*EXERCISE DIRECTIONS:*
From the first line of the listing below to the line with "angles = list(range(0, 361, 5))", print each line exactly, and nothing more. Leave out the pictures.

*SOURCE DATA:*
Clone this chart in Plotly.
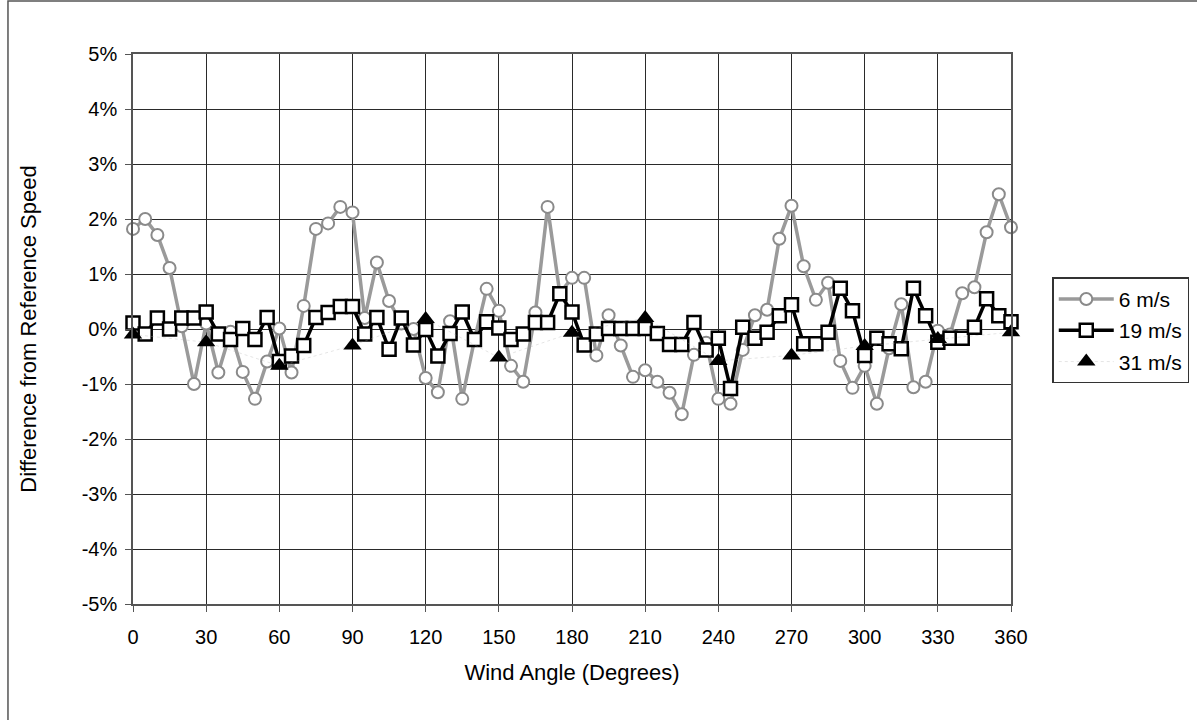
import plotly.graph_objects as go

# ---- data ----
angles = list(range(0, 361, 5))

speed_6 = [1.82, 2.00, 1.71, 1.11, 0.05, -1.00, 0.10, -0.79, -0.05, -0.78,
           -1.27, -0.59, 0.01, -0.79, 0.42, 1.82, 1.92, 2.22, 2.12, 0.20,
           1.21, 0.51, 0.10, 0.00, -0.89, -1.15, 0.14, -1.27, -0.20, 0.73,
           0.33, -0.67, -0.96, 0.30, 2.22, 0.65, 0.93, 0.93, -0.48, 0.25,
           -0.30, -0.87, -0.75, -0.96, -1.16, -1.55, -0.47, -0.25, -1.27, -1.36,
           -0.38, 0.25, 0.35, 1.64, 2.24, 1.14, 0.53, 0.84, -0.58, -1.07,
           -0.67, -1.36, -0.35, 0.45, -1.06, -0.96, -0.03, -0.10, 0.65, 0.76,
           1.76, 2.45, 1.85]

speed_19 = [0.11, -0.09, 0.20, 0.00, 0.20, 0.20, 0.31, -0.09, -0.19, 0.01,
            -0.19, 0.21, -0.59, -0.49, -0.30, 0.21, 0.30, 0.41, 0.41, -0.09,
            0.21, -0.37, 0.20, -0.29, -0.01, -0.49, -0.08, 0.31, -0.19, 0.13,
            0.02, -0.19, -0.09, 0.12, 0.12, 0.64, 0.31, -0.29, -0.09, 0.01,
            0.01, 0.01, 0.01, -0.08, -0.28, -0.28, 0.12, -0.38, -0.17, -1.08,
            0.03, -0.17, -0.06, 0.24, 0.44, -0.27, -0.27, -0.06, 0.74, 0.33,
            -0.48, -0.17, -0.27, -0.36, 0.74, 0.24, -0.24, -0.17, -0.17, 0.03,
            0.55, 0.24, 0.13]

angles_31 = list(range(0, 361, 30))
speed_31 = [-0.10, -0.24, -0.67, -0.30, 0.18, -0.52, -0.07, 0.20,
            -0.58, -0.48, -0.31, -0.18, -0.06]

x_ticks = list(range(0, 361, 30))
y_ticks = [5, 4, 3, 2, 1, 0, -1, -2, -3, -4, -5]
y_tick_labels = ["5%", "4%", "3%", "2%", "1%", "0%", "-1%", "-2%", "-3%", "-4%", "-5%"]

FONT = "Liberation Sans, Arial, sans-serif"

fig = go.Figure()

fig.add_trace(go.Scatter(
    x=angles, y=speed_6, name="6 m/s", mode="lines+markers",
    line=dict(color="#9a9a9a", width=3.5),
    marker=dict(symbol="circle", size=12, color="white",
                line=dict(color="#8a8a8a", width=2)),
    cliponaxis=False, legendgroup="a",
))

fig.add_trace(go.Scatter(
    x=angles, y=speed_19, name="19 m/s", mode="lines+markers",
    line=dict(color="black", width=3.5),
    marker=dict(symbol="square", size=13, color="white",
                line=dict(color="black", width=2.5)),
    cliponaxis=False, legendgroup="b",
))

fig.add_trace(go.Scatter(
    x=angles_31, y=speed_31, name="31 m/s", mode="lines+markers",
    line=dict(color="rgba(170,170,170,0.3)", width=1, dash="dot"),
    marker=dict(symbol="triangle-up", size=16, color="black",
                line=dict(color="black", width=0)),
    cliponaxis=False, legendgroup="c",
))

# outer chart-area border (top and left visible in the reference)
fig.add_shape(type="rect", xref="paper", yref="paper",
              x0=-0.1424, x1=1.3, y0=-0.4, y1=1.0964,
              line=dict(color="#555555", width=1.5), layer="below")

fig.update_layout(
    width=1197, height=720,
    margin=dict(l=133, r=186, t=54, b=116, autoexpand=False),
    paper_bgcolor="white", plot_bgcolor="white",
    font=dict(family=FONT, size=20, color="black"),
    showlegend=True,
    legend=dict(
        x=1.047, y=0.594, xanchor="left", yanchor="top",
        bordercolor="#333333", borderwidth=1.5,
        font=dict(family=FONT, size=21, color="black"),
        itemwidth=55, tracegroupgap=1,
        bgcolor="white",
    ),
    xaxis=dict(
        range=[0, 360], tickmode="array", tickvals=x_ticks,
        showgrid=True, gridcolor="#2a2a2a", gridwidth=1,
        showline=True, linecolor="#555555", linewidth=1.5, mirror=True,
        ticks="outside", ticklen=6, tickcolor="#555555",
        ticklabelstandoff=8,
        zeroline=False, automargin=False,
        tickfont=dict(family=FONT, size=20),
        title=dict(text="Wind Angle (Degrees)", standoff=18,
                   font=dict(family=FONT, size=22)),
    ),
    yaxis=dict(
        range=[-5, 5], tickmode="array", tickvals=y_ticks, ticktext=y_tick_labels,
        showgrid=True, gridcolor="#2a2a2a", gridwidth=1,
        showline=True, linecolor="#555555", linewidth=1.5, mirror=True,
        ticks="outside", ticklen=6, tickcolor="#555555",
        ticklabelstandoff=4,
        zeroline=False, automargin=False,
        tickfont=dict(family=FONT, size=20),
        title=dict(text="Difference from Reference Speed", standoff=39,
                   font=dict(family=FONT, size=22)),
    ),
)

fig.write_html("out.html", config={"displayModeBar": False},
               post_script="document.body.style.margin='0px';")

*ANSWER FOR THE TASK:*
Clone this chart in Plotly.
import plotly.graph_objects as go

# ---- data ----
angles = list(range(0, 361, 5))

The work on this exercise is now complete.